Wednesday, February 16, 2011

Trailer is Done

Rick Lauze, of Northlander Trailers (Machiasport, Maine), sent me this photo of my finished trailer--before it was moved outside for the rest of the winter. Although the tongue is cut off on the left side of the photo, you can see part of it at the bottom of the photo.

I have been working on framing drawings, so this feeds my excitement! I need to find a way to be enthused without getting so over-amped that I don't sleep. I lost another night's sleep last night because I was so excited about a solution I had worked out for a small framing dilemma. Silly me.

Also see:

Tuesday, February 15, 2011

Washer/Dryer Update

Since I've had a number of people express concern that stacking my washer and dryer might put their controls out of reach, I thought I'd post a bit more information. I took photos of my washer and dryer and very crudely "stacked" them in Photoshop (dryer on top, washer on bottom).

Note that all of the controls are on the fronts of the units. It appears that the dryer controls will be just above my forehead--not much of a reach up. I won't even have to stand on tip toe to make sure I've removed everything from the dryer!
Now, as long as I make sure there is enough vertical clearance--floor to ceiling--for the units to fit in my tiny house when stacked... :-)

(It's a bit of a stretch to add this post to the "duh" category, but I just had to do it for you, Shannon.)

Sunday, February 13, 2011

*Raking* the Roof

After worrying all week about the snow load on the shop end of my house (I could see the sag in the framing over the windows and had vivid imaginings of dramatic cave-ins), I decided I just had to find the old roof rake and go to work removing some of the snow from that part of the house. Until today, I had not used a roof rake for about 15 years. I purchased one all those years ago to try to deal with the ice dams and snow build-up on the main part of the house. I quickly learned that roof rakes can cause more problems than they solve. When I removed the snow load from the eaves and the temperatures stayed really low, the ice dams then formed higher up on the roof and caused leaks inside the house. Not good. I switched my strategy to climbing up on the roof and shoveling ALL of the snow off of the roof over the main part of the house. Either I removed all of it, or I didn't touch it. No more raking just the edges.

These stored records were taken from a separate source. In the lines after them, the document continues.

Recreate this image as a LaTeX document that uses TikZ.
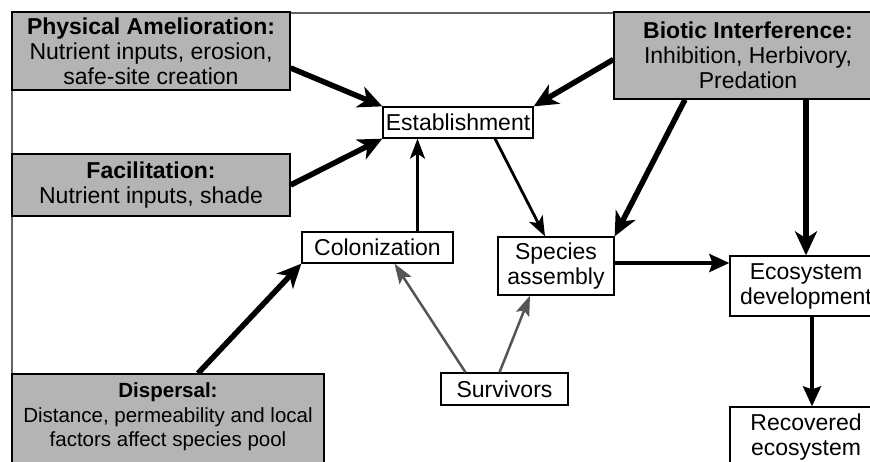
\documentclass[tikz,border=0pt]{standalone}
\usepackage{fontspec}
\setmainfont{Liberation Sans}
\usetikzlibrary{arrows.meta}

\definecolor{boxgray}{RGB}{180,180,180}
\definecolor{arrowgray}{RGB}{85,85,85}
\definecolor{framegray}{RGB}{100,100,100}

\begin{document}
\begin{tikzpicture}[x=1pt,y=-1pt,
    every node/.style={font=\fontsize{23}{25}\selectfont, align=center, inner sep=0pt},
    greybox/.style={draw=black, line width=1.3pt, fill=boxgray},
    whitebox/.style={draw=black, line width=1.3pt, fill=white},
    bigarrow/.style={line width=5.5pt, -{Stealth[length=24pt,width=22pt,inset=7pt]}},
    midarrow/.style={line width=2.8pt, -{Stealth[length=20pt,width=15pt,inset=5pt]}},
    flowarrow/.style={line width=3.5pt, -{Stealth[length=20pt,width=18pt,inset=3pt]}},
    greyarrow/.style={arrowgray, line width=2.5pt, -{Stealth[length=20pt,width=14pt,inset=4pt]}}]

    % 画布大小
    \useasboundingbox (0,0) rectangle (870,461);
    \clip (0,0) rectangle (870,461);

    % 外框
    \draw[framegray, line width=1.5pt] (12,480) -- (12,13) -- (890,13);

    % 灰色方框
    \node[greybox, minimum width=278pt, minimum height=78pt] (phys) at (151,51)
        {\textbf{Physical Amelioration:}\\Nutrient inputs, erosion,\\safe-site creation};
    \node[greybox, minimum width=278pt, minimum height=62pt] (facil) at (151,185)
        {\textbf{Facilitation:}\\Nutrient inputs, shade};
    \node[greybox, minimum width=268pt, minimum height=87pt] (biotic) at (748,55.5)
        {\textbf{Biotic Interference:}\\Inhibition, Herbivory,\\Predation};
    \node[greybox, minimum width=312pt, minimum height=98pt] (disp) at (168,423) {};
    \node[font=\fontsize{20.5}{24.5}\selectfont] (disptext) at (168,417)
        {\textbf{Dispersal:}\\Distance, permeability and local\\factors affect species pool};

    % 白色方框
    \node[whitebox, minimum width=150pt, minimum height=31pt] (estab) at (458,122.5) {Establishment};
    \node[whitebox, minimum width=151pt, minimum height=31pt] (colon) at (377.5,247.5) {Colonization};
    \node[whitebox, minimum width=116pt, minimum height=58pt] (species) at (556,266) {Species\\assembly};
    \node[whitebox, minimum width=152pt, minimum height=60pt] (ecodev) at (806,286) {Ecosystem\\development};
    \node[whitebox, minimum width=152pt, minimum height=60pt] (recov) at (806,437) {Recovered\\ecosystem};
    \node[whitebox, minimum width=127pt, minimum height=32pt] (surv) at (504.5,389) {Survivors};

    % 粗箭头
    \draw[bigarrow] ([yshift=-17pt]phys.east) -- (estab.north west);
    \draw[bigarrow] (facil.east) -- (estab.south west);
    \draw[bigarrow] ([yshift=-4pt]biotic.west) -- (estab.north east);
    \draw[bigarrow] ([xshift=-63pt]biotic.south) -- (species.north east);
    \draw[bigarrow] (biotic.south -| ecodev.north) -- (ecodev.north);
    \draw[bigarrow] ([xshift=30pt]disp.north) -- (colon.south west);

    % 中等箭头
    \draw[midarrow] ([xshift=37pt]estab.south) -- ([xshift=-11pt]species.north);
    \draw[midarrow] ([xshift=40pt]colon.north) -- ([xshift=40pt]colon.north |- estab.south);
    \draw[flowarrow] ([yshift=3pt]species.east) -- ([yshift=3pt]species.east -| ecodev.west);
    \draw[flowarrow] ([xshift=6pt]ecodev.south) -- ([xshift=6pt]ecodev.south |- recov.north);

    % 灰色箭头
    \draw[greyarrow] ([xshift=-39pt]surv.north) -- ([xshift=17pt]colon.south);
    \draw[greyarrow] ([xshift=-5pt]surv.north) -- ([xshift=-26pt]species.south);

\end{tikzpicture}
\end{document}
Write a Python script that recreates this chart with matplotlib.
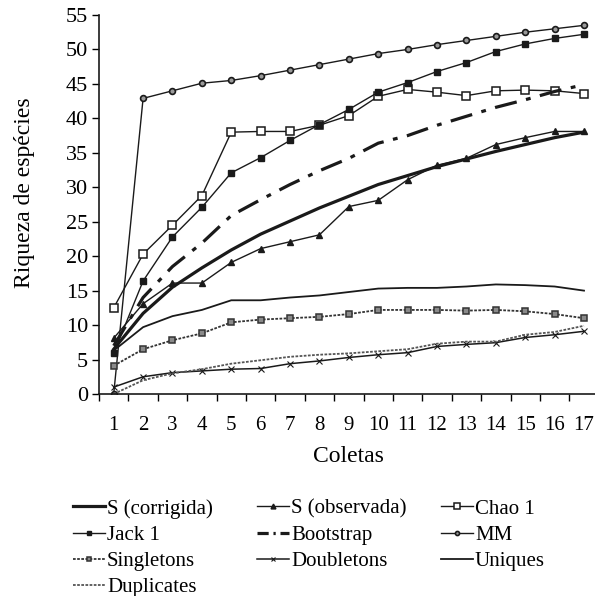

I will not allow anyone to walk on the roof of the shop. I know it's in poor shape, and I don't trust it to hold a person and a snow load. So, for the last 15 years, it has not been shoveled. Because it is unheated, ice dams don't form on it, and eventually the snow goes away. THIS winter, however, the snow load on the shop is excessive. (Even though the snow only measures 20-24" deep on that roof, it is a very packed, dense load.)

Found the old roof rake, body-surfed over the snow bank and--a little over an hour later--I think that roof was breathing easier. I know I was.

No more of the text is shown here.